### DATASET CONTENT

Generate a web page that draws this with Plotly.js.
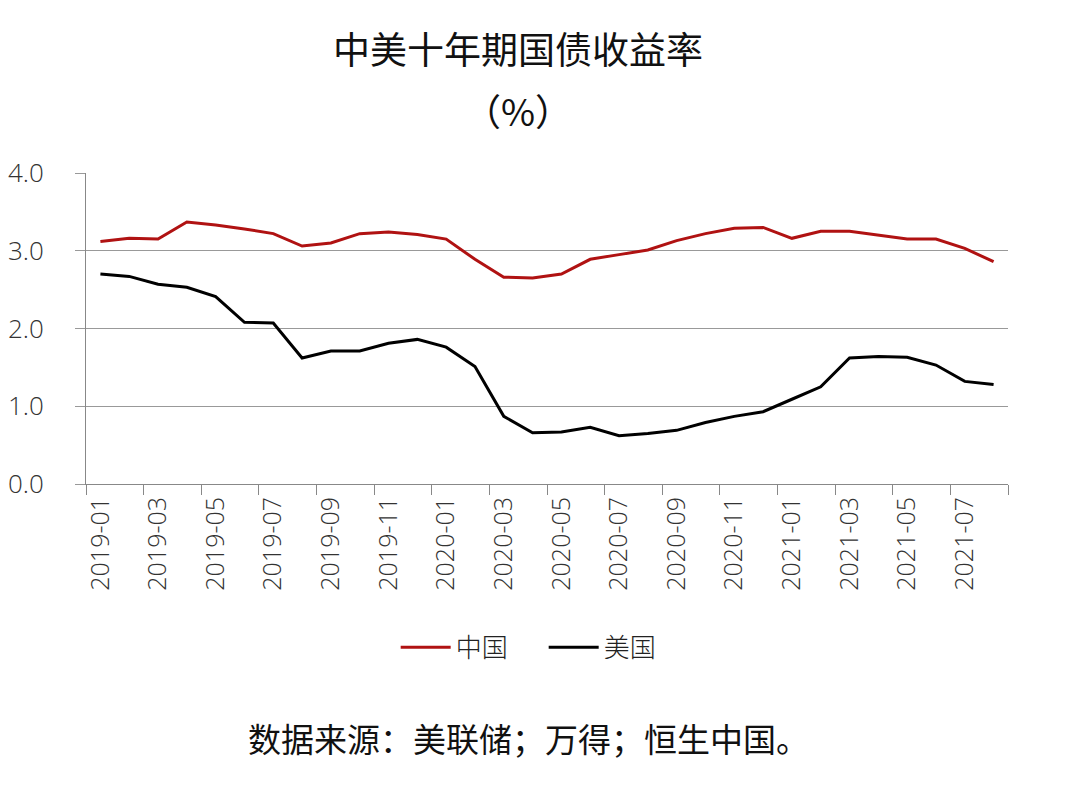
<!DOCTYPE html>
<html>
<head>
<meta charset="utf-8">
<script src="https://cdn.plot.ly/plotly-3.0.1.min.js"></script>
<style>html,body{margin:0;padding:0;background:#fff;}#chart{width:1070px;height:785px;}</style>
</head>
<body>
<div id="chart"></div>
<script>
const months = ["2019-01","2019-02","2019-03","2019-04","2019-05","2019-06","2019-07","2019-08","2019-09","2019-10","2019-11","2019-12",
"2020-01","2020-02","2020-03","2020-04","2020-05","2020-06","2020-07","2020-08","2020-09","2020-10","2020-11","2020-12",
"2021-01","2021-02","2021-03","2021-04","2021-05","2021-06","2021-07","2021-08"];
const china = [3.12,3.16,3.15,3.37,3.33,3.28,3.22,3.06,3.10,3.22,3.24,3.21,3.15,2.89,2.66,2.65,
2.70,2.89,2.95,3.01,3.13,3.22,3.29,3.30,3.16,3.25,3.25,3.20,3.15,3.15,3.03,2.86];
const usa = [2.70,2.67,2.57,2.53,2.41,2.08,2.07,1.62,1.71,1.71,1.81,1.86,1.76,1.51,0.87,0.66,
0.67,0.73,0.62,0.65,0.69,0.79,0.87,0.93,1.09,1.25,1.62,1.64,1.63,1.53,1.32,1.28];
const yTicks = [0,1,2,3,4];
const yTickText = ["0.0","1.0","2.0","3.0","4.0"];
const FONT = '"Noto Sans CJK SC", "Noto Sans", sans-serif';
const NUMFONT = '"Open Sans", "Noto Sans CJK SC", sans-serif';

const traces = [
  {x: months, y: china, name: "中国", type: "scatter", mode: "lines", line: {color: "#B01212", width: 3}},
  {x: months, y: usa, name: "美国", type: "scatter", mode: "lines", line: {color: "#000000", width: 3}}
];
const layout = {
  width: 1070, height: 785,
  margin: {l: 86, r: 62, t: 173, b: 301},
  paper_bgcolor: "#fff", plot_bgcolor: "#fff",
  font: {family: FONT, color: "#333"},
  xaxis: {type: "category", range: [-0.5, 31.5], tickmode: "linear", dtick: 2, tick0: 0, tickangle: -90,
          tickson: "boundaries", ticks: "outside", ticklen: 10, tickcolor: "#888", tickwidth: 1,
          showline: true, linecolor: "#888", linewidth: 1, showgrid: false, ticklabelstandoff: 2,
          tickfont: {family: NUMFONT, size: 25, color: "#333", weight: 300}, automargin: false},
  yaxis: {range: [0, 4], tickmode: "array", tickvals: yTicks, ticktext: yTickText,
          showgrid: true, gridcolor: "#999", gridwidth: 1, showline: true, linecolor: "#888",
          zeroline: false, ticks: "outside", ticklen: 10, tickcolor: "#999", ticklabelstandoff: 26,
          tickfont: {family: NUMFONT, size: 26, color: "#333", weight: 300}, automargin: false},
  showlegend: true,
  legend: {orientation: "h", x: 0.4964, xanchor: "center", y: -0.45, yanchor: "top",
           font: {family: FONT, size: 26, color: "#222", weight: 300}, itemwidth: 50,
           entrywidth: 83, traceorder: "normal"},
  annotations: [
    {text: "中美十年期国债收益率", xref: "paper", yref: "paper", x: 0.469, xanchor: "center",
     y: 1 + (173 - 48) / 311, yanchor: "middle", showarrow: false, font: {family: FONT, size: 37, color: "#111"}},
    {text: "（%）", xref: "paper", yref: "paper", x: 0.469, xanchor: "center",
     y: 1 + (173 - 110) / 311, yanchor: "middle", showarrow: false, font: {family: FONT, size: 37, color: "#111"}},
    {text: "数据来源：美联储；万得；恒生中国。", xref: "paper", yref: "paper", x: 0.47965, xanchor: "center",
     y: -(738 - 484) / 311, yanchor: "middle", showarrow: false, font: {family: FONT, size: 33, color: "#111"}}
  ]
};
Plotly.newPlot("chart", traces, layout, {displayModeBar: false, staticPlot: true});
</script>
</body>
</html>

### TASK DIRECTIONS
Pictures in the data above should not be copied; transcribe everything else exactly.

### EXERCISE SOLUTION
Generate a web page that draws this with Plotly.js.
<!DOCTYPE html>
<html>
<head>
<meta charset="utf-8">
<script src="https://cdn.plot.ly/plotly-3.0.1.min.js"></script>
<style>html,body{margin:0;padding:0;background:#fff;}#chart{width:1070px;height:785px;}</style>
</head>
<body>
<div id="chart"></div>
<script>
const months = ["2019-01","2019-02","2019-03","2019-04","2019-05","2019-06","2019-07","2019-08","2019-09","2019-10","2019-11","2019-12",
"2020-01","2020-02","2020-03","2020-04","2020-05","2020-06","2020-07","2020-08","2020-09","2020-10","2020-11","2020-12",
"2021-01","2021-02","2021-03","2021-04","2021-05","2021-06","2021-07","2021-08"];
const china = [3.12,3.16,3.15,3.37,3.33,3.28,3.22,3.06,3.10,3.22,3.24,3.21,3.15,2.89,2.66,2.65,
2.70,2.89,2.95,3.01,3.13,3.22,3.29,3.30,3.16,3.25,3.25,3.20,3.15,3.15,3.03,2.86];
const usa = [2.70,2.67,2.57,2.53,2.41,2.08,2.07,1.62,1.71,1.71,1.81,1.86,1.76,1.51,0.87,0.66,
0.67,0.73,0.62,0.65,0.69,0.79,0.87,0.93,1.09,1.25,1.62,1.64,1.63,1.53,1.32,1.28];
const yTicks = [0,1,2,3,4];
const yTickText = ["0.0","1.0","2.0","3.0","4.0"];
const FONT = '"Noto Sans CJK SC", "Noto Sans", sans-serif';
const NUMFONT = '"Open Sans", "Noto Sans CJK SC", sans-serif';

const traces = [
  {x: months, y: china, name: "中国", type: "scatter", mode: "lines", line: {color: "#B01212", width: 3}},
  {x: months, y: usa, name: "美国", type: "scatter", mode: "lines", line: {color: "#000000", width: 3}}
];
const layout = {
  width: 1070, height: 785,
  margin: {l: 86, r: 62, t: 173, b: 301},
  paper_bgcolor: "#fff", plot_bgcolor: "#fff",
  font: {family: FONT, color: "#333"},
  xaxis: {type: "category", range: [-0.5, 31.5], tickmode: "linear", dtick: 2, tick0: 0, tickangle: -90,
          tickson: "boundaries", ticks: "outside", ticklen: 10, tickcolor: "#888", tickwidth: 1,
          showline: true, linecolor: "#888", linewidth: 1, showgrid: false, ticklabelstandoff: 2,
          tickfont: {family: NUMFONT, size: 25, color: "#333", weight: 300}, automargin: false},
  yaxis: {range: [0, 4], tickmode: "array", tickvals: yTicks, ticktext: yTickText,
          showgrid: true, gridcolor: "#999", gridwidth: 1, showline: true, linecolor: "#888",
          zeroline: false, ticks: "outside", ticklen: 10, tickcolor: "#999", ticklabelstandoff: 26,
          tickfont: {family: NUMFONT, size: 26, color: "#333", weight: 300}, automargin: false},
  showlegend: true,
  legend: {orientation: "h", x: 0.4964, xanchor: "center", y: -0.45, yanchor: "top",
           font: {family: FONT, size: 26, color: "#222", weight: 300}, itemwidth: 50,
           entrywidth: 83, traceorder: "normal"},
  annotations: [
    {text: "中美十年期国债收益率", xref: "paper", yref: "paper", x: 0.469, xanchor: "center",
     y: 1 + (173 - 48) / 311, yanchor: "middle", showarrow: false, font: {family: FONT, size: 37, color: "#111"}},
    {text: "（%）", xref: "paper", yref: "paper", x: 0.469, xanchor: "center",
     y: 1 + (173 - 110) / 311, yanchor: "middle", showarrow: false, font: {family: FONT, size: 37, color: "#111"}},
    {text: "数据来源：美联储；万得；恒生中国。", xref: "paper", yref: "paper", x: 0.47965, xanchor: "center",
     y: -(738 - 484) / 311, yanchor: "middle", showarrow: false, font: {family: FONT, size: 33, color: "#111"}}
  ]
};
Plotly.newPlot("chart", traces, layout, {displayModeBar: false, staticPlot: true});
</script>
</body>
</html>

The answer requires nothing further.